# TASK PROMPT
Word for word, restate every line of the material.
>> begin
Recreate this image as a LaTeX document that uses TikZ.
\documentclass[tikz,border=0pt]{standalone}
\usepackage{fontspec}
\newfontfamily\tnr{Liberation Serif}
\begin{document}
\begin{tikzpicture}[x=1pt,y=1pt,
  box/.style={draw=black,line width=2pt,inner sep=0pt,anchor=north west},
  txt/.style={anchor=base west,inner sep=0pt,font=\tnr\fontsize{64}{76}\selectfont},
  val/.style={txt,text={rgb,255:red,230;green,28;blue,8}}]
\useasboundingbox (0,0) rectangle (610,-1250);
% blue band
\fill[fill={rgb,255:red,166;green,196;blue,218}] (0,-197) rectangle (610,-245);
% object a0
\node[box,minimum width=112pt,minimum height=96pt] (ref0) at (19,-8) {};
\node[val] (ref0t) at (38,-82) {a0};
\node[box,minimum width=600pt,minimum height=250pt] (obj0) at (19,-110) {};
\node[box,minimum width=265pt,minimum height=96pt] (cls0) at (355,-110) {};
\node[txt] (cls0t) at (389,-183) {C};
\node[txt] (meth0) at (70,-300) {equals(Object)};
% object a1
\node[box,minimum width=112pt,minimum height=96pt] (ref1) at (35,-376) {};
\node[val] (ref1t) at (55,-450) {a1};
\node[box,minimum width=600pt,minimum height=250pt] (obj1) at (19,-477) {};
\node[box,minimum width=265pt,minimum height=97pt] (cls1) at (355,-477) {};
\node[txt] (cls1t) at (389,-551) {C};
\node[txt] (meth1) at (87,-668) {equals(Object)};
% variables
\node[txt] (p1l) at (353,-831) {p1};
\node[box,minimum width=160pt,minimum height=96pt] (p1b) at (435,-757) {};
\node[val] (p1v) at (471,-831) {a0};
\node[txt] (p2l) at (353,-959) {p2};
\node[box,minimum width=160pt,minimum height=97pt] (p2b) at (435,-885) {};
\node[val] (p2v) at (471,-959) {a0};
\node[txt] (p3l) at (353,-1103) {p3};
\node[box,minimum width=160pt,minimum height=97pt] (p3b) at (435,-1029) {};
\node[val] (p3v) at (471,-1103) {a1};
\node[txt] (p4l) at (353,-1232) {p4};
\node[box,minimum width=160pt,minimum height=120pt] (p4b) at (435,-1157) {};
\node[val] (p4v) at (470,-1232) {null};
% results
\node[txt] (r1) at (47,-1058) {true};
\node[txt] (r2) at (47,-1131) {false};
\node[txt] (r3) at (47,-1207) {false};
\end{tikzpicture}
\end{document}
>> end
# EXPECTED ANSWER
Recreate this image as a LaTeX document that uses TikZ.
\documentclass[tikz,border=0pt]{standalone}
\usepackage{fontspec}
\newfontfamily\tnr{Liberation Serif}
\begin{document}
\begin{tikzpicture}[x=1pt,y=1pt,
  box/.style={draw=black,line width=2pt,inner sep=0pt,anchor=north west},
  txt/.style={anchor=base west,inner sep=0pt,font=\tnr\fontsize{64}{76}\selectfont},
  val/.style={txt,text={rgb,255:red,230;green,28;blue,8}}]
\useasboundingbox (0,0) rectangle (610,-1250);
% blue band
\fill[fill={rgb,255:red,166;green,196;blue,218}] (0,-197) rectangle (610,-245);
% object a0
\node[box,minimum width=112pt,minimum height=96pt] (ref0) at (19,-8) {};
\node[val] (ref0t) at (38,-82) {a0};
\node[box,minimum width=600pt,minimum height=250pt] (obj0) at (19,-110) {};
\node[box,minimum width=265pt,minimum height=96pt] (cls0) at (355,-110) {};
\node[txt] (cls0t) at (389,-183) {C};
\node[txt] (meth0) at (70,-300) {equals(Object)};
% object a1
\node[box,minimum width=112pt,minimum height=96pt] (ref1) at (35,-376) {};
\node[val] (ref1t) at (55,-450) {a1};
\node[box,minimum width=600pt,minimum height=250pt] (obj1) at (19,-477) {};
\node[box,minimum width=265pt,minimum height=97pt] (cls1) at (355,-477) {};
\node[txt] (cls1t) at (389,-551) {C};
\node[txt] (meth1) at (87,-668) {equals(Object)};
% variables
\node[txt] (p1l) at (353,-831) {p1};
\node[box,minimum width=160pt,minimum height=96pt] (p1b) at (435,-757) {};
\node[val] (p1v) at (471,-831) {a0};
\node[txt] (p2l) at (353,-959) {p2};
\node[box,minimum width=160pt,minimum height=97pt] (p2b) at (435,-885) {};
\node[val] (p2v) at (471,-959) {a0};
\node[txt] (p3l) at (353,-1103) {p3};
\node[box,minimum width=160pt,minimum height=97pt] (p3b) at (435,-1029) {};
\node[val] (p3v) at (471,-1103) {a1};
\node[txt] (p4l) at (353,-1232) {p4};
\node[box,minimum width=160pt,minimum height=120pt] (p4b) at (435,-1157) {};
\node[val] (p4v) at (470,-1232) {null};
% results
\node[txt] (r1) at (47,-1058) {true};
\node[txt] (r2) at (47,-1131) {false};
\node[txt] (r3) at (47,-1207) {false};
\end{tikzpicture}
\end{document}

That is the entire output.